LA STAMPA | Noi, gli algoritmi e il nuovo Far West

La Stampa 22/01/2025 – Di Guido Scorza

Lo aveva promesso in campagna elettorale e lo ha fatto, a poche ore dalll’insediamento alla Casa Bianca, il neo-rieletto Presidente Trump ha cancellato l’ordine esecutivo firmato nel 2023 dal suo predecessore, Joe Biden, nel tentativo di provare a governare e mitigare – sebbene in maniera edulcorata rispetto a quanto sta provando a fare l’Unione europea – i rischi legati all’impatto dell’intelligenza artificiale sulla società. Secondo Trump quelle regole avrebbero frenato l’innovazione tecnologica sulla quale, al contrario, intende scommettere per rilanciare l’economia americana. Una decisione che non sorprende sia perché ampiamente annunciata, sia perché la Casa Bianca non è mai stata così vicino alle big tech come da quando Elon Musk è sceso in campo accanto a Trump.

Ma è una decisione importante e basata su un grande equivoco: quello che propone – poco conta se per reale convinzione o semplice convenienza politica – la regolamentazione come antagonista dell’innovazione. È un leitmotiv tanto ricorrente – per la verità in maniera preoccupante anche da questa parte dell’Oceano – quanto privo di qualsiasi fondamento perché le regole – a condizione, ovviamente, che siano quelle giuste – non servono a frenare l’innovazione ma a governarne l’impatto sulla società, garantendo, in particolare, che i benefici superino i rischi e, soprattutto, siano distribuiti nella misura più ampia possibile anziché restare concentrati nelle mani di pochi.

Tanto per fare un esempio, le regole che, negli anni, hanno imposto all’industria automobilistica di equipaggiare le automobili con dispositivi di sicurezza sempre più efficaci – dalle cinture di sicurezza all’airbag, passando per le frecce di emergenza e gli stop – non hanno frenato l’innovazione nel settore ma l’hanno semmai promossa, rendendo le automobili e la circolazione stradale sempre più sicura.
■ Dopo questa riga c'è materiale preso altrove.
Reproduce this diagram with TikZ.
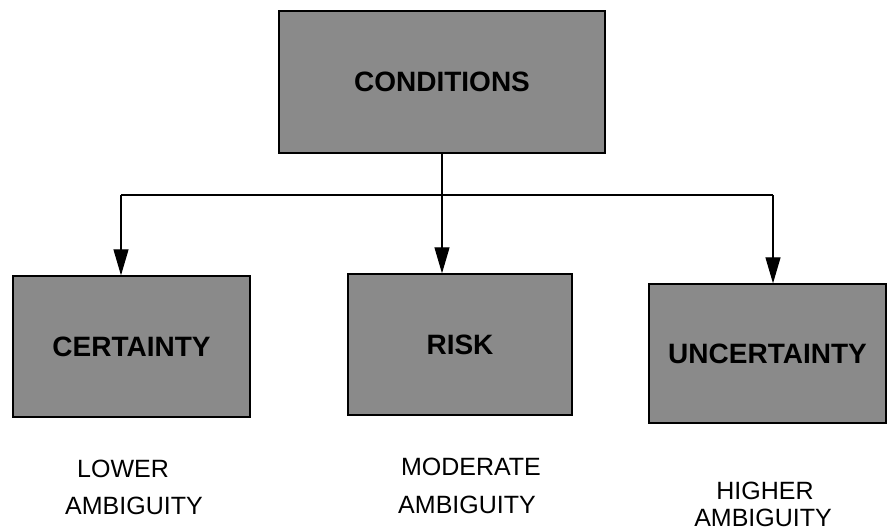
\documentclass[tikz,border=0pt]{standalone}
\usepackage{fontspec}
\setmainfont{Liberation Sans}
\usetikzlibrary{arrows.meta}

\tikzset{
  boxnode/.style={draw=black, line width=1.3pt, fill=black!46, inner sep=0pt,
    font=\fontsize{28}{32}\selectfont\bfseries},
  labelnode/.style={inner sep=0pt, font=\fontsize{25}{29}\selectfont},
  arr/.style={line width=1.1pt, -{Triangle[length=26pt,width=15pt]}}
}

\begin{document}
\begin{tikzpicture}[x=1pt,y=-1pt]
        \useasboundingbox (0,0) rectangle (888,532);
        % boxes
        \node[boxnode, minimum width=326pt, minimum height=142pt] (cond) at (442,82) {CONDITIONS};
        \node[boxnode, minimum width=237pt, minimum height=141pt] (cert) at (131.5,346.5) {CERTAINTY};
        \node[boxnode, minimum width=224pt, minimum height=141pt] (risk) at (460,344.5) {RISK};
        \node[boxnode, minimum width=237pt, minimum height=139pt] (uncert) at (767.5,353.5) {UNCERTAINTY};

        % connectors
        \coordinate (tl) at (121,195);
        \coordinate (tr) at (773,195);
        \draw[line width=1.1pt] (tl) -- (tr);
        \draw[arr] (cond.south) -- (cond.south |- risk.north);
        \draw[arr] (tl) -- (tl |- cert.north);
        \draw[arr] (tr) -- (tr |- uncert.north);

        % ambiguity labels
        \node[labelnode] (lowA) at (123,469) {LOWER};
        \node[labelnode] (lowB) at (134,506) {AMBIGUITY};
        \node[labelnode] (modA) at (471,467) {MODERATE};
        \node[labelnode] (modB) at (467,505) {AMBIGUITY};
        \node[labelnode] (highA) at (765,491) {HIGHER};
        \node[labelnode] (highB) at (763,518) {AMBIGUITY};
\end{tikzpicture}
\end{document}
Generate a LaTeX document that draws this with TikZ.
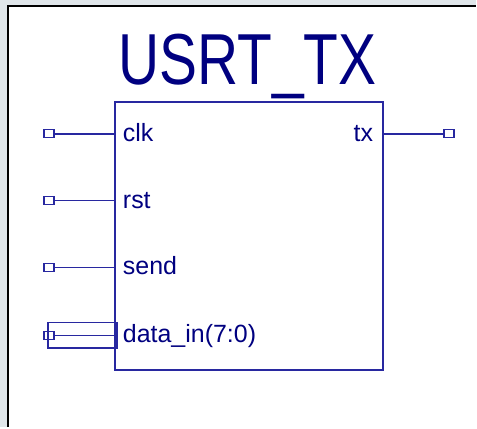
\documentclass[tikz,border=0pt]{standalone}
\usepackage{fontspec}
\setmainfont{Liberation Sans}
\usepackage{xcolor}
\usepackage{tikz}
\usetikzlibrary{positioning}

\definecolor{wire}{RGB}{40,40,160}
\definecolor{navytext}{RGB}{0,0,128}
\definecolor{panel}{RGB}{224,230,234}

\begin{document}
\begin{tikzpicture}[
    x=1pt, y=-1pt,
    block/.style={rectangle, draw=wire, line width=1.8pt, minimum width=269pt, minimum height=269pt, inner sep=0pt},
    pin/.style={rectangle, draw=wire, line width=1.5pt, minimum width=10pt, minimum height=8pt, inner sep=0pt},
    wireline/.style={draw=wire, line width=1.6pt},
    portlabel/.style={font=\fontsize{25}{29}\selectfont, text=navytext, inner sep=0pt}
]
% Frame and background
\fill[panel] (0,0) rectangle (477,428);
\fill[white] (8,6) rectangle (477,428);
\draw[black, line width=2pt] (8,428) -- (8,6) -- (477,6);
\useasboundingbox (0,0) rectangle (477,428);

% Title
\node[anchor=base, text=navytext, inner sep=0pt] (title) at (248,85)
    {\scalebox{1}[1.27]{\fontsize{57}{60}\selectfont USRT\_TX}};

% Main block
\node[block] (usrt) at (249.5,236.5) {};

% Input pins
\node[pin] (clkpin) at (49,134) {};
\node[pin] (rstpin) at (49,201) {};
\node[pin] (sendpin) at (49,268) {};
\node[pin] (datapin) at (49,336) {};

% Output pin
\node[pin] (txpin) at (450,134) {};

% Wires
\draw[wireline] (clkpin.east) -- (clkpin.east -| usrt.west);
\draw[wireline] (rstpin.east) -- (rstpin.east -| usrt.west);
\draw[wireline] (sendpin.east) -- (sendpin.east -| usrt.west);
\draw[wireline] (datapin.east) -- (datapin.east -| usrt.west);
\draw[wireline] (txpin.west -| usrt.east) -- (txpin.west);

% Bus outline for data_in
\node[rectangle, draw=wire, line width=1.6pt, minimum width=69pt, minimum height=26pt, inner sep=0pt] (databus) at (82.5,336) {};

% Port labels
\node[portlabel, anchor=base west] (clklbl) at (123,141.5) {clk};
\node[portlabel, anchor=base west] (rstlbl) at (123,208.5) {rst};
\node[portlabel, anchor=base west] (sendlbl) at (123,275.5) {send};
\node[portlabel, anchor=base west] (datalbl) at (123,343) {data\_in(7:0)};
\node[portlabel, anchor=base east] (txlbl) at (374,141.5) {tx};
\end{tikzpicture}
\end{document}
Analoga considerazione vale o dovrebbe valere nel settore tecnologico, a cominciare proprio dall’intelligenza artificiale che ne è oggi la punta di diamante. Anche solo per questo, la decisione di Trump non può non preoccupare.

È, infatti, come se avesse appena autorizzato l’industria automobilistica a decidere liberamente se equipaggiare o meno le automobili immesse in commercio con cinture di sicurezza e airbag. Anzi, molto peggio, perché l’industria degli algoritmi non è come quella automobilistica che progetta, produce, collauda e poi immette in commercio ma, con poche, virtuose eccezioni, progetta, produce e poi mette in commercio e collauda, usando gli utenti come collaudatori se non, addirittura, cavie da laboratorio.

Ma non basta.

L’aspetto, forse, più preoccupante, infatti, è che se Parlamenti e Governi non governano tempestivamente l’impatto della tecnologia sulla società, la tecnologia diventa essa stessa regolamentazione e plasma la vita delle persone e della società al posto delle leggi.

Ma le regole imposte a mezzo tecnologia, al contrario di quelle adottate dai Parlamenti che sono o, almeno, dovrebbero essere sempre orientate alla promozione e tutela dell’interesse pubblico, nascono nei laboratori degli oligopolisti digitali e sono scritte nel loro esclusivo interesse, un interesse, normalmente orientato alla massimizzazione dei propri profitti.

Quando questo accade, la tecnocrazia si sostituisce alla democrazia.

È anche per questo che la decisione di Trump preoccupa: abrogare – senza neppure sostituirle con altre che si considerino migliori – regole adottate secondo un processo democratico per governare l’innovazione, significa lasciare che sia l’industria tecnologica, attraverso, algoritmi, software, interfacce e condizioni generali di contratto a governare la società.

Che questo accada proprio nel Paese dove ha sede il più grande polo dell’industria tecnologica globale è un fatto che ci riguarda tutti.